• Problem requirements: Copy the data that follows exactly. Include no pictures.

• Raw data:
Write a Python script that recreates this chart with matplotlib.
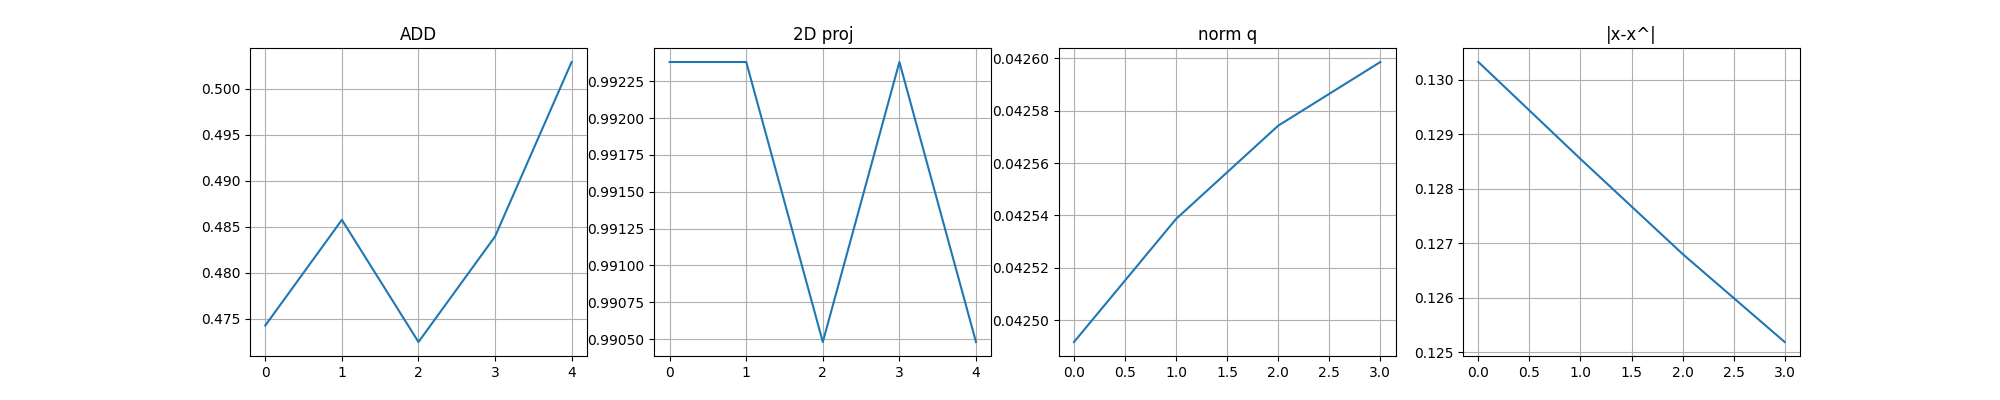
import numpy as np
import matplotlib
matplotlib.use("Agg")
import matplotlib.pyplot as plt

# values
add = [0.47427, 0.48576, 0.47247, 0.48395, 0.50293]
proj2d = [0.99238, 0.99238, 0.99048, 0.99238, 0.99048]
norm_q = [0.0424917, 0.0425387, 0.0425743, 0.0425986]
x_err = [0.130325, 0.128547, 0.126804, 0.125189]

series = [add, proj2d, norm_q, x_err]
titles = ['ADD', '2D proj', 'norm q', '|x-x^|']

fig, axes = plt.subplots(1, 4, figsize=(20, 4))
for ax, vals, title in zip(axes, series, titles):
    ax.plot(vals)
    ax.set_title(title)
    ax.grid()

fig.savefig('out.png', dpi=100)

• The reply:
Write a Python script that recreates this chart with matplotlib.
import numpy as np
import matplotlib
matplotlib.use("Agg")
import matplotlib.pyplot as plt

# values
add = [0.47427, 0.48576, 0.47247, 0.48395, 0.50293]
proj2d = [0.99238, 0.99238, 0.99048, 0.99238, 0.99048]
norm_q = [0.0424917, 0.0425387, 0.0425743, 0.0425986]
x_err = [0.130325, 0.128547, 0.126804, 0.125189]

series = [add, proj2d, norm_q, x_err]
titles = ['ADD', '2D proj', 'norm q', '|x-x^|']

fig, axes = plt.subplots(1, 4, figsize=(20, 4))
for ax, vals, title in zip(axes, series, titles):
    ax.plot(vals)
    ax.set_title(title)
    ax.grid()

fig.savefig('out.png', dpi=100)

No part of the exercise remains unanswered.